Jonathan Foley, director of the Institute on the Environment at the University of Minnesota, tweeted on October 29: “Would this kind of storm happen without climate change? Yes. Fueled by many factors. Is storm stronger because of climate change? Yes.” Mark Fischetti of Scientific American explains why this is so. “Climate change amps up other basic factors that contribute to big storms. For example, the oceans have warmed, providing more energy for storms. And the Earth’s atmosphere has warmed, so it retains more moisture, which is drawn into storms and is then dumped on us.”
Making a direct link between Hurricane Sandy and climate change is tricky, because weather in variable and extreme events occur from time-to-time. Dr. Peter Stott, head of climate monitoring and attribution at the Met Office Hadley Centre, explains why climatologists are pedestrian in their predictions:
Unusual or extreme weather events are of great public concern and interest, yet here are often conflicting messages from scientists about whether such events can be linked to climate change. While it is clear that across the globe there has been an increase in the frequency of extreme heatwaves and of episodes of heavy rainfall, this does not mean that human-induced climate change is to blame for every instance of such damaging weather. However climate change could be changing the odds and it is becoming increasingly clear that it is doing so in such a way as to increase the chances of extremely warm temperatures and reduce the chances of extremely cold temperatures in many places.
Nevertheless, climatologists are saying that the frequency of such events is increasing as a result of global warming. What is the evidence?
We need only to look at what the German reinsurance company, Munich Re has to say. In its report, Severe Weather in North America, the authors provide evidence that find “nowhere in the world is the rising number of natural catastrophes more evident than in North America.” Munich Re found “a nearly quintupled number of weather-related loss events in North America for the past three decades”, with losses totaling $1.06 trillion. Human-caused climate change “is believed to contribute to this trend,” the report concluded, “though it influences various perils in different ways.”
There were a variety of causes: tropical cyclones, thunderstorms, winter storms, tornados, heat-waves, wildfires, droughts and floods. The report observed “The view that weather extremes are becoming more frequent and intense in various regions due to global warming is in keeping with current scientific findings”.

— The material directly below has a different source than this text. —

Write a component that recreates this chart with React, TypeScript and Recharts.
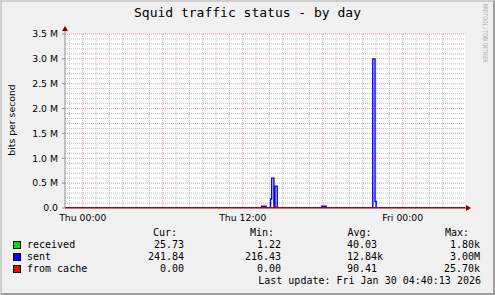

Not only can such events be measured in human misery, but they threaten the very basis of the capitalist system. If insurance companies raise premiums, many businesses will become uneconomic. This explains why insurance companies are pushing for urgent action on climate change. As Tony Kuczinski, CEO of Munich Reinsurance America warns: “What is clearly evident when the long-term data is reviewed is that losses from weather events are trending upward.”
The US is not the only country that is suffering from extreme weather events. During the past decade, we’ve also seen severe droughts in places like Australia and Russia, as well as in East Africa where twelve million people are facing food shortages. In 2003, a heatwave in Europe killed perhaps 70,000 people. In 2005, nearly three feet of rain fell in Mumbai, India over a period of 24 hours, killing more than 1,000 people and causing widespread damage. In 2008, Myanmar was hit with a Category 3 cyclone, which killed 138,000 people.

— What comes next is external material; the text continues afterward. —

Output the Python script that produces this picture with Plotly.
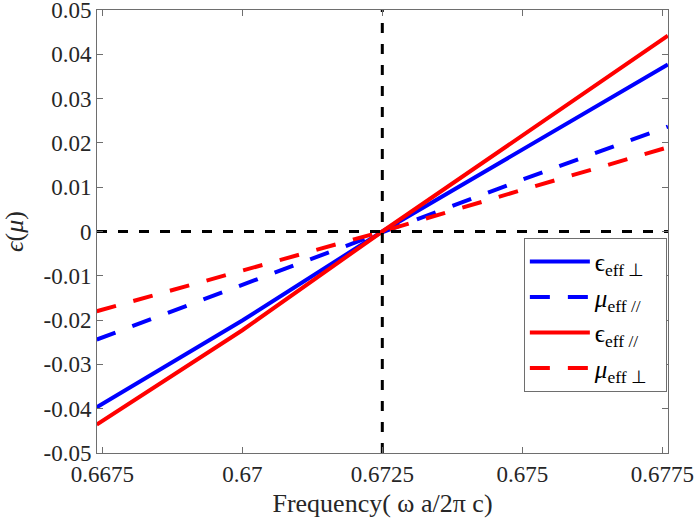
import plotly.graph_objects as go

# ---- data ----
freq = [0.6674, 0.6700, 0.6725, 0.6750, 0.6776]
eps_perp = [-0.0397, -0.0201, 0.0, 0.0185, 0.0377]   # blue solid
mu_par = [-0.0244, -0.0120, 0.0, 0.0117, 0.0237]     # blue dashed
eps_par = [-0.0436, -0.0223, 0.0, 0.0217, 0.0442]    # red solid
mu_perp = [-0.0180, -0.0089, 0.0, 0.0094, 0.0190]    # red dashed

x_range = [0.667405, 0.677602]
y_range = [-0.05002, 0.05002]
ref_x = 0.6725
ref_y = 0.0

x_ticks = [0.6675, 0.67, 0.6725, 0.675, 0.6775]
x_ticktext = ["0.6675", "0.67", "0.6725", "0.675", "0.6775"]
y_ticks = [-0.05, -0.04, -0.03, -0.02, -0.01, 0.0, 0.01, 0.02, 0.03, 0.04, 0.05]
y_ticktext = ["-0.05", "-0.04", "-0.03", "-0.02", "-0.01", "0",
              "0.01", "0.02", "0.03", "0.04", "0.05"]

names = ["ϵ<sub>eff ⊥</sub>\u00a0\u00a0", "<i>μ</i><sub>eff //</sub>\u00a0\u00a0",
         "ϵ<sub>eff //</sub>\u00a0\u00a0", "<i>μ</i><sub>eff ⊥</sub>\u00a0\u00a0"]

FONT = "Liberation Serif"
coldash = "20px,18px"

fig = go.Figure()
fig.add_trace(go.Scatter(x=freq, y=eps_perp, mode="lines", name=names[0],
                         line=dict(color="#0000ff", width=4)))
fig.add_trace(go.Scatter(x=freq, y=mu_par, mode="lines", name=names[1],
                         line=dict(color="#0000ff", width=4, dash=coldash)))
fig.add_trace(go.Scatter(x=freq, y=eps_par, mode="lines", name=names[2],
                         line=dict(color="#ff0000", width=4)))
fig.add_trace(go.Scatter(x=freq, y=mu_perp, mode="lines", name=names[3],
                         line=dict(color="#ff0000", width=4, dash=coldash)))

# reference dashed black lines
fig.add_trace(go.Scatter(x=x_range, y=[ref_y, ref_y], mode="lines", showlegend=False,
                         line=dict(color="#000000", width=3, dash="10px,11px"),
                         hoverinfo="skip"))
fig.add_trace(go.Scatter(x=[ref_x, ref_x], y=y_range, mode="lines", showlegend=False,
                         line=dict(color="#000000", width=3, dash="10px,11px"),
                         hoverinfo="skip"))

axis_common = dict(showline=True, linecolor="#6e6e6e", linewidth=1, mirror="ticks",
                   ticks="inside", ticklen=6, tickcolor="#6e6e6e", tickwidth=1,
                   showgrid=False, zeroline=False, automargin=False,
                   ticklabeloverflow="allow",
                   tickfont=dict(family=FONT, size=23, color="#262626"))

fig.update_xaxes(range=x_range, tickmode="array", tickvals=x_ticks, ticktext=x_ticktext,
                 title=dict(text="Frequency( ω a/2π c)",
                            font=dict(family=FONT, size=26, color="#262626"), standoff=8),
                 **axis_common)
fig.update_yaxes(range=y_range, tickmode="array", tickvals=y_ticks, ticktext=y_ticktext,
                 title=dict(text="<i>ϵ</i>(<i>μ</i>)",
                            font=dict(family=FONT, size=26, color="#262626"), standoff=16),
                 **axis_common)

fig.update_layout(
    width=700, height=530,
    margin=dict(l=97, r=32, t=10, b=77),
    plot_bgcolor="white", paper_bgcolor="white",
    font=dict(family=FONT, size=23, color="#262626"),
    legend=dict(x=0.998, y=0.486, xanchor="right", yanchor="top",
                bgcolor="white", bordercolor="#6e6e6e", borderwidth=1,
                font=dict(family=FONT, size=25, color="#000000"),
                itemwidth=60, tracegroupgap=0),
    showlegend=True,
)

fig.write_html("out.html", config={"displayModeBar": False},
               post_script="document.body.style.margin='0';")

Globally, if you consider the number of severe events, the trend is obvious. There were 70 during the 1990s compared to 44 in the 1980s and 29 in the 1970s.
Added to these sad statistics is the devastation caused by Hurricane Sandy. There were at least 40 deaths in the US and another 71 over the Caribbean region. Damage is estimated to easily top $50 billion. Eight million homes lost power, hundreds of thousands of people were evacuated, more than 15,000 flights were grounded and power was out for days.
As extreme weather events become the new norm, the costs of climate change will increase. The question is how many more of these events need to happen before politicians start to realize that continued inaction is not an option.